Dataset extract:

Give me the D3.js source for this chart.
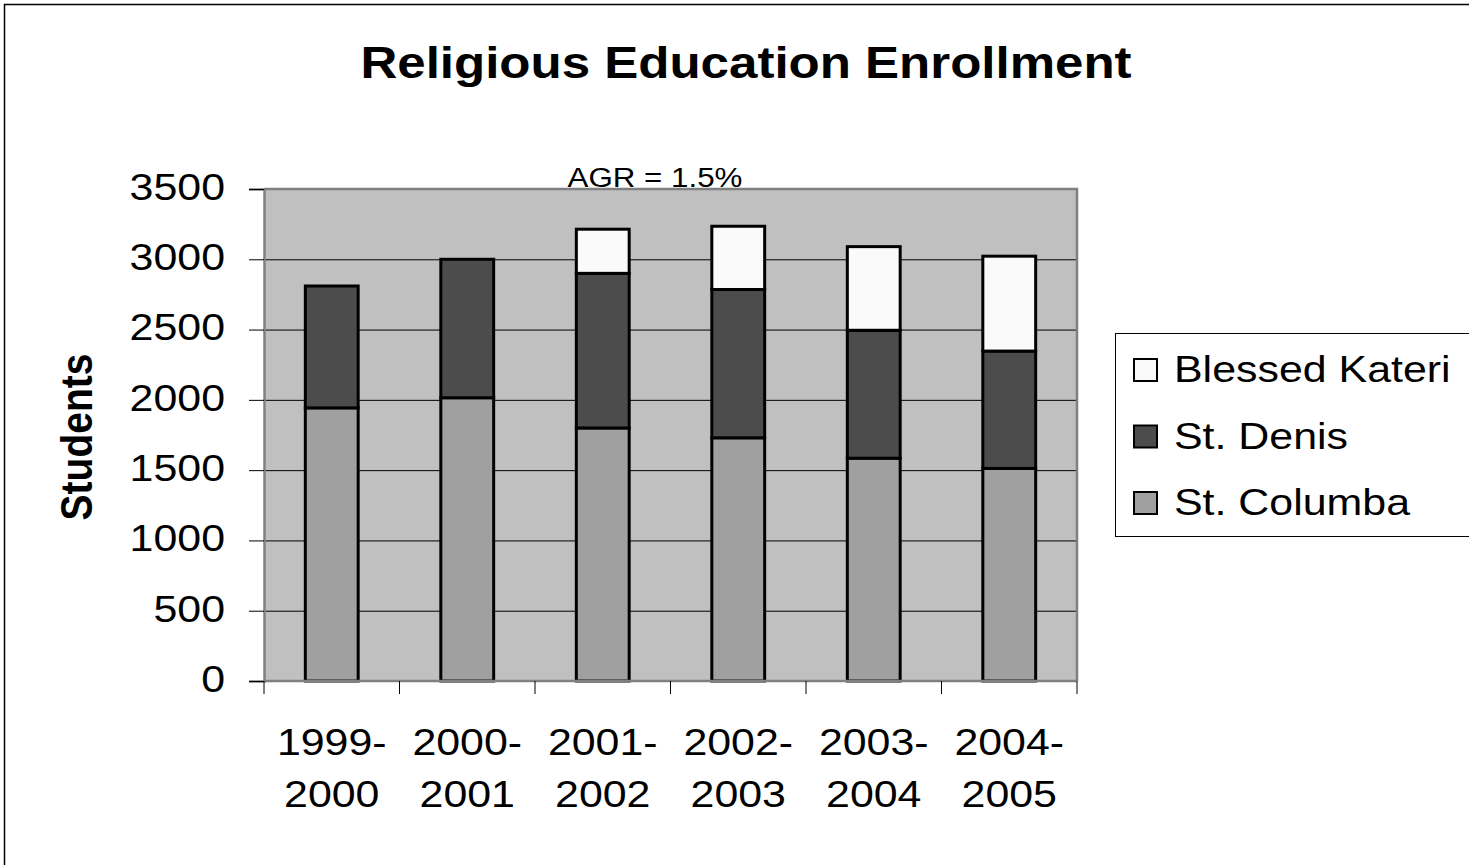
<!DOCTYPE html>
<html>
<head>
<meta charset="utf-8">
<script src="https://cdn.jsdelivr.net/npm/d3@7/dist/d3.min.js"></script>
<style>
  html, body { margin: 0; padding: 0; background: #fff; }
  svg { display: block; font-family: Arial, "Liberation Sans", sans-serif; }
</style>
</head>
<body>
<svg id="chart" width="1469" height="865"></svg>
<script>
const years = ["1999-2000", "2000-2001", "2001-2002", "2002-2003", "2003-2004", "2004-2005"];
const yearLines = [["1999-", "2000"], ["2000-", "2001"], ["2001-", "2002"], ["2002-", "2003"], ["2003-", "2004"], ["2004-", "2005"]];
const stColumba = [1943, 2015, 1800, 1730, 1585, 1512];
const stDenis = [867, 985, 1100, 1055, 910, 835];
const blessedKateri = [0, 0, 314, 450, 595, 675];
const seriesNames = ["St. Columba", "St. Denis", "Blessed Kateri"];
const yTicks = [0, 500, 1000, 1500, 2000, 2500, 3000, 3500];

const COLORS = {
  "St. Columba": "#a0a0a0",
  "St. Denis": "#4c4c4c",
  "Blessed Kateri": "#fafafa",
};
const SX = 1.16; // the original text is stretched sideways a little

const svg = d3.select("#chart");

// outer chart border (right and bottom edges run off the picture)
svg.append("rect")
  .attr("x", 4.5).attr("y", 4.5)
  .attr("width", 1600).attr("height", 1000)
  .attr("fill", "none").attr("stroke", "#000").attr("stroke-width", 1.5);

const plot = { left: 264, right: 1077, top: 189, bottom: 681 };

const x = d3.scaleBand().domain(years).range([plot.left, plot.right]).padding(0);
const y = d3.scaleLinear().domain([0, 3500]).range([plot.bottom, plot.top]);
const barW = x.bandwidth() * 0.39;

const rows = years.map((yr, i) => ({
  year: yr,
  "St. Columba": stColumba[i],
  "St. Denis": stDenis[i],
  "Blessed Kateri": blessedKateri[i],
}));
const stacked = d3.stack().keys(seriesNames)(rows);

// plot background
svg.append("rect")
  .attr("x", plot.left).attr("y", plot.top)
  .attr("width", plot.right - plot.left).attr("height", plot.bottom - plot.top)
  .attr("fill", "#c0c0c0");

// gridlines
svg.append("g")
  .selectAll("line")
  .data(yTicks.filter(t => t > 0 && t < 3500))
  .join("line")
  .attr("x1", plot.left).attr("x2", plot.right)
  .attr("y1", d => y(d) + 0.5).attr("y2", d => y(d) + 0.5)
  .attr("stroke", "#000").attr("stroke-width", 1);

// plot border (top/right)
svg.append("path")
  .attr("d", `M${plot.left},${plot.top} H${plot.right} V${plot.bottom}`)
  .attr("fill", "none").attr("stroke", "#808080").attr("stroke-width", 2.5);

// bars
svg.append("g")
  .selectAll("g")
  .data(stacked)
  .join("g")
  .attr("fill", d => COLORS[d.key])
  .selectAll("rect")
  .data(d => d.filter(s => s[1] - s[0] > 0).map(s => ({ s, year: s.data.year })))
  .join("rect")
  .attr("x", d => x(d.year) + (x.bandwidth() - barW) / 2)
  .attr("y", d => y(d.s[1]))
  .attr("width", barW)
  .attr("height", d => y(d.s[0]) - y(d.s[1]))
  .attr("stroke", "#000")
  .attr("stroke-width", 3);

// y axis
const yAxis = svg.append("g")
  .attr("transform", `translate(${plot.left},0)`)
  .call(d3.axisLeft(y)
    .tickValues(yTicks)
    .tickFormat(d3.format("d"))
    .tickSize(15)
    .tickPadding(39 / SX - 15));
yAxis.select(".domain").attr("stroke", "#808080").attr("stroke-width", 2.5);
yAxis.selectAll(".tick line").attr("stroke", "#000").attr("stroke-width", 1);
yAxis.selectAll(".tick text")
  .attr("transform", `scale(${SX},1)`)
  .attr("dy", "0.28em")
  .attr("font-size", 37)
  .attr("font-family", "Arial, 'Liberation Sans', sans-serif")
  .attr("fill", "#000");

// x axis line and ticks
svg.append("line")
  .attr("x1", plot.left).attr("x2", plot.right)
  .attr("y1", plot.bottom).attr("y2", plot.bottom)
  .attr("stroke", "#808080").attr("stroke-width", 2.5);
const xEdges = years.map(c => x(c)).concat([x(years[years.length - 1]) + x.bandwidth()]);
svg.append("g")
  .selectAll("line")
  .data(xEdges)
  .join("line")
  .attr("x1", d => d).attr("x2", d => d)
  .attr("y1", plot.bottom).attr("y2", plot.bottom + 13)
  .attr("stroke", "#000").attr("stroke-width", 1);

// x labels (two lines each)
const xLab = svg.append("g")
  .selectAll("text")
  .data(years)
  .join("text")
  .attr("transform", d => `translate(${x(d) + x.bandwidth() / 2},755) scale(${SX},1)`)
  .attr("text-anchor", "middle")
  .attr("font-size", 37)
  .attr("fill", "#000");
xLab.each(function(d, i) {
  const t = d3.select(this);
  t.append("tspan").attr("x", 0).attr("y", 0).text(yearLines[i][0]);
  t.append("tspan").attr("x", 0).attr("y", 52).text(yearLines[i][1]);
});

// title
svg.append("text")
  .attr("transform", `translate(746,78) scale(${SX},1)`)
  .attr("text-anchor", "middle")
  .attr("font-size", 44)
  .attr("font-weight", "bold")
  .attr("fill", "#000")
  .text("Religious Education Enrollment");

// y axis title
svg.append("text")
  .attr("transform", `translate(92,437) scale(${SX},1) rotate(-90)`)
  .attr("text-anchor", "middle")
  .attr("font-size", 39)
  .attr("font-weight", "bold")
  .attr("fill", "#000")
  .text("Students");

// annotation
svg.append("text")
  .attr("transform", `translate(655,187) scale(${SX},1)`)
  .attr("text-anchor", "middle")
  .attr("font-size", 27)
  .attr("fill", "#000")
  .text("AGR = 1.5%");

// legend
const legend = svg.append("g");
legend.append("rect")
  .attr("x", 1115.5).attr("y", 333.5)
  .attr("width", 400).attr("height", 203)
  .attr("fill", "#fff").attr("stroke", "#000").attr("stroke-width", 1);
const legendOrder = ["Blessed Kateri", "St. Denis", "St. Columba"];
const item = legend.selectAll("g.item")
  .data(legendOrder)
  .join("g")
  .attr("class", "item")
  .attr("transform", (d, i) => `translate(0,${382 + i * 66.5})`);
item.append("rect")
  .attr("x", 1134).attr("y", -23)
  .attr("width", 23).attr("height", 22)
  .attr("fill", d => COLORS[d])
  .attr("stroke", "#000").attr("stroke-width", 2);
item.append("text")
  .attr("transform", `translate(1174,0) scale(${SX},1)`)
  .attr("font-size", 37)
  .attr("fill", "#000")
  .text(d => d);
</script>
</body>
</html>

Task directions: Set down all the data again exactly as above, pictures excluded.

Reply:
Give me the D3.js source for this chart.
<!DOCTYPE html>
<html>
<head>
<meta charset="utf-8">
<script src="https://cdn.jsdelivr.net/npm/d3@7/dist/d3.min.js"></script>
<style>
  html, body { margin: 0; padding: 0; background: #fff; }
  svg { display: block; font-family: Arial, "Liberation Sans", sans-serif; }
</style>
</head>
<body>
<svg id="chart" width="1469" height="865"></svg>
<script>
const years = ["1999-2000", "2000-2001", "2001-2002", "2002-2003", "2003-2004", "2004-2005"];
const yearLines = [["1999-", "2000"], ["2000-", "2001"], ["2001-", "2002"], ["2002-", "2003"], ["2003-", "2004"], ["2004-", "2005"]];
const stColumba = [1943, 2015, 1800, 1730, 1585, 1512];
const stDenis = [867, 985, 1100, 1055, 910, 835];
const blessedKateri = [0, 0, 314, 450, 595, 675];
const seriesNames = ["St. Columba", "St. Denis", "Blessed Kateri"];
const yTicks = [0, 500, 1000, 1500, 2000, 2500, 3000, 3500];

const COLORS = {
  "St. Columba": "#a0a0a0",
  "St. Denis": "#4c4c4c",
  "Blessed Kateri": "#fafafa",
};
const SX = 1.16; // the original text is stretched sideways a little

const svg = d3.select("#chart");

// outer chart border (right and bottom edges run off the picture)
svg.append("rect")
  .attr("x", 4.5).attr("y", 4.5)
  .attr("width", 1600).attr("height", 1000)
  .attr("fill", "none").attr("stroke", "#000").attr("stroke-width", 1.5);

const plot = { left: 264, right: 1077, top: 189, bottom: 681 };

const x = d3.scaleBand().domain(years).range([plot.left, plot.right]).padding(0);
const y = d3.scaleLinear().domain([0, 3500]).range([plot.bottom, plot.top]);
const barW = x.bandwidth() * 0.39;

const rows = years.map((yr, i) => ({
  year: yr,
  "St. Columba": stColumba[i],
  "St. Denis": stDenis[i],
  "Blessed Kateri": blessedKateri[i],
}));
const stacked = d3.stack().keys(seriesNames)(rows);

// plot background
svg.append("rect")
  .attr("x", plot.left).attr("y", plot.top)
  .attr("width", plot.right - plot.left).attr("height", plot.bottom - plot.top)
  .attr("fill", "#c0c0c0");

// gridlines
svg.append("g")
  .selectAll("line")
  .data(yTicks.filter(t => t > 0 && t < 3500))
  .join("line")
  .attr("x1", plot.left).attr("x2", plot.right)
  .attr("y1", d => y(d) + 0.5).attr("y2", d => y(d) + 0.5)
  .attr("stroke", "#000").attr("stroke-width", 1);

// plot border (top/right)
svg.append("path")
  .attr("d", `M${plot.left},${plot.top} H${plot.right} V${plot.bottom}`)
  .attr("fill", "none").attr("stroke", "#808080").attr("stroke-width", 2.5);

// bars
svg.append("g")
  .selectAll("g")
  .data(stacked)
  .join("g")
  .attr("fill", d => COLORS[d.key])
  .selectAll("rect")
  .data(d => d.filter(s => s[1] - s[0] > 0).map(s => ({ s, year: s.data.year })))
  .join("rect")
  .attr("x", d => x(d.year) + (x.bandwidth() - barW) / 2)
  .attr("y", d => y(d.s[1]))
  .attr("width", barW)
  .attr("height", d => y(d.s[0]) - y(d.s[1]))
  .attr("stroke", "#000")
  .attr("stroke-width", 3);

// y axis
const yAxis = svg.append("g")
  .attr("transform", `translate(${plot.left},0)`)
  .call(d3.axisLeft(y)
    .tickValues(yTicks)
    .tickFormat(d3.format("d"))
    .tickSize(15)
    .tickPadding(39 / SX - 15));
yAxis.select(".domain").attr("stroke", "#808080").attr("stroke-width", 2.5);
yAxis.selectAll(".tick line").attr("stroke", "#000").attr("stroke-width", 1);
yAxis.selectAll(".tick text")
  .attr("transform", `scale(${SX},1)`)
  .attr("dy", "0.28em")
  .attr("font-size", 37)
  .attr("font-family", "Arial, 'Liberation Sans', sans-serif")
  .attr("fill", "#000");

// x axis line and ticks
svg.append("line")
  .attr("x1", plot.left).attr("x2", plot.right)
  .attr("y1", plot.bottom).attr("y2", plot.bottom)
  .attr("stroke", "#808080").attr("stroke-width", 2.5);
const xEdges = years.map(c => x(c)).concat([x(years[years.length - 1]) + x.bandwidth()]);
svg.append("g")
  .selectAll("line")
  .data(xEdges)
  .join("line")
  .attr("x1", d => d).attr("x2", d => d)
  .attr("y1", plot.bottom).attr("y2", plot.bottom + 13)
  .attr("stroke", "#000").attr("stroke-width", 1);

// x labels (two lines each)
const xLab = svg.append("g")
  .selectAll("text")
  .data(years)
  .join("text")
  .attr("transform", d => `translate(${x(d) + x.bandwidth() / 2},755) scale(${SX},1)`)
  .attr("text-anchor", "middle")
  .attr("font-size", 37)
  .attr("fill", "#000");
xLab.each(function(d, i) {
  const t = d3.select(this);
  t.append("tspan").attr("x", 0).attr("y", 0).text(yearLines[i][0]);
  t.append("tspan").attr("x", 0).attr("y", 52).text(yearLines[i][1]);
});

// title
svg.append("text")
  .attr("transform", `translate(746,78) scale(${SX},1)`)
  .attr("text-anchor", "middle")
  .attr("font-size", 44)
  .attr("font-weight", "bold")
  .attr("fill", "#000")
  .text("Religious Education Enrollment");

// y axis title
svg.append("text")
  .attr("transform", `translate(92,437) scale(${SX},1) rotate(-90)`)
  .attr("text-anchor", "middle")
  .attr("font-size", 39)
  .attr("font-weight", "bold")
  .attr("fill", "#000")
  .text("Students");

// annotation
svg.append("text")
  .attr("transform", `translate(655,187) scale(${SX},1)`)
  .attr("text-anchor", "middle")
  .attr("font-size", 27)
  .attr("fill", "#000")
  .text("AGR = 1.5%");

// legend
const legend = svg.append("g");
legend.append("rect")
  .attr("x", 1115.5).attr("y", 333.5)
  .attr("width", 400).attr("height", 203)
  .attr("fill", "#fff").attr("stroke", "#000").attr("stroke-width", 1);
const legendOrder = ["Blessed Kateri", "St. Denis", "St. Columba"];
const item = legend.selectAll("g.item")
  .data(legendOrder)
  .join("g")
  .attr("class", "item")
  .attr("transform", (d, i) => `translate(0,${382 + i * 66.5})`);
item.append("rect")
  .attr("x", 1134).attr("y", -23)
  .attr("width", 23).attr("height", 22)
  .attr("fill", d => COLORS[d])
  .attr("stroke", "#000").attr("stroke-width", 2);
item.append("text")
  .attr("transform", `translate(1174,0) scale(${SX},1)`)
  .attr("font-size", 37)
  .attr("fill", "#000")
  .text(d => d);
</script>
</body>
</html>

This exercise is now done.